De part sa nature même, le polar est un moyen d’expression privilégié pour explorer les côtés sombres, et les disfonctionnements d’une société. On comprend aisément que l’Afrique du Sud de l’Apartheid était un cas d’école pour les écrivains. Or, si l’on commence à découvrir les polars sud-africains post apartheid avec des auteurs comme Deon Meyer, Louis-Ferdinand Despreez, ou même Zulu de notre voyageur Caryl Férey, peu d’auteurs de polars avaient témoigné de la réalité du pays avant la victoire de Mandela. Avec James McClure, Wessel Ebersohn fut l’un d’eux. Sans doute le plus talentueux, parmi ceux qui furent traduits.
Wessel Ebersohn est né au Cap en 1940. Après la publication de son premier roman il abandonne son métier de technicien en télécommunications pour se consacrer à l’écriture. Dès ce premier roman, qui critique très durement le régime de l’Apartheid, il a de gros problèmes avec les autorités. Le roman est finalement interdit en Afrique du Sud, et publié en Angleterre. Il en sera de même pour les suivants.
En France, Wessel Ebersohn est connu pour sa trilogie consacrée au personnage de Yudel Gordon, psychiatre rattaché à l’administration pénitentiaire. Bien que blanc et aisé, il subit quand même une certaine discrimination du fait de ses origines juives. Sa découverte progressive des horreurs de l’Apartheid, et les prises de positions qu’elle va entraîner, ne va pas améliorer son intégration dans la bonne société de Johannesburg. Je ne parlerai ici que des deux derniers volets de la trilogie, n’ayant pas lu le premier.
Dans La nuit divisée, Yudel mène une enquête sur Weizmann, petit épicier qui vient de tuer une jeune Noire qui, selon lui, tentait de pénétrer dans sa boutique. Or, il s’agit de la huitième personne de couleur que Weizmann abat dans des circonstances analogues. Et le bruit court que l’épicier laisse intentionnellement la porte de son magasin ouverte pour mieux piéger d’éventuels voleurs …
Cette plongée au cœur des aberrations générées par le racisme institutionnalisé est particulièrement éprouvante. L’atmosphère étouffante, l’horreur permanente, et une scène de torture particulièrement atroce laissent une impression indélébile, longtemps, très longtemps après que l’on ait oublié les péripéties de l’histoire.

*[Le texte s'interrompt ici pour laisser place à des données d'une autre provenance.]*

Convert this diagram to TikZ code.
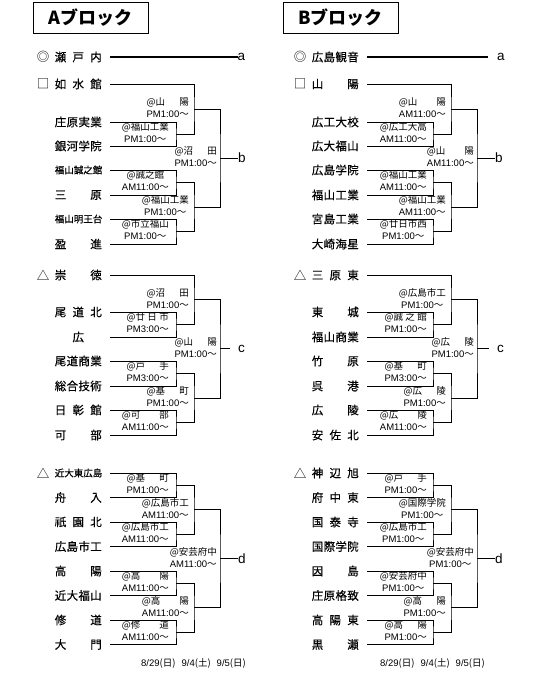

Ce qui est mon cas, 15 ans plus tard. Mais je n’ai certainement pas oublié l’impact émotionnel de ce roman.
On retrouve Yudel Gordon dans Le cercle fermé, où il est contacté par Blythe Stevens, un activiste anti apartheid, pour essayer de faire la lumière sur une série d'agressions, intimidations, et même de meurtres touchant des personnalités se battant contre l'apartheid. Pour Blythe Stevens, il n'y a aucun doute, c'est la toute puissante Branche Spéciale qui est derrière tout ça. Yudel prend une semaine de vacances et commence à enquêter, sans comprendre ce qui peut bien relier toutes ces affaires, et doutant de plus en plus qu'un corps constitué de l'état soit à l'origine de toutes ces affaires. Mais il remue suffisamment de boue pour devenir lui aussi la cible de menaces, puis de voies de faits. Ce qui ne l'arrêtera que momentanément dans sa quête de la vérité dans un pays qui vit les derniers soubresauts d'un régime à l'agonie.
Là encore, Ebersohn nous fait découvrir, de l'intérieur, les aberrations, et la violence d'un système politique entièrement construit sur le racisme. Au travers des enquêtes de Yudel Gordon, blanc, mais juif, donc "impur" et soupçonné d'être libéral par les afrikaners purs jus, il met en lumière les atrocités et l'absurdité de l'apartheid et la violence qu'elle suscite, chez ceux qui veulent la défendre coûte que coûte. Mais il n’épargne l'hypocrisie de certains libéraux qui se donnent une bonne conscience et une renommée internationale à peu de frais. Et il rend également hommage au courage et la dignité de ceux qui se battent pour ce qu'ils savent juste. Tous les caractères humains finalement, exacerbés par des circonstances exceptionnelles. Un grand roman, rude mais plus facile à supporter que La nuit divisée. Et une bonne préparation historique avant de lire Deon Meyer qui nous décrit la période qui suit immédiatement.
La nuit divisée (Divide the nigth, 1981) Rivages/Noir (1993) traduit de traduit de l’anglais par Hélène Prouteau. / Le cercle fermé (Closed circle, 1990) Rivages/Noir (1996) traduit de l’anglais par Danièle et Pierre Bondil.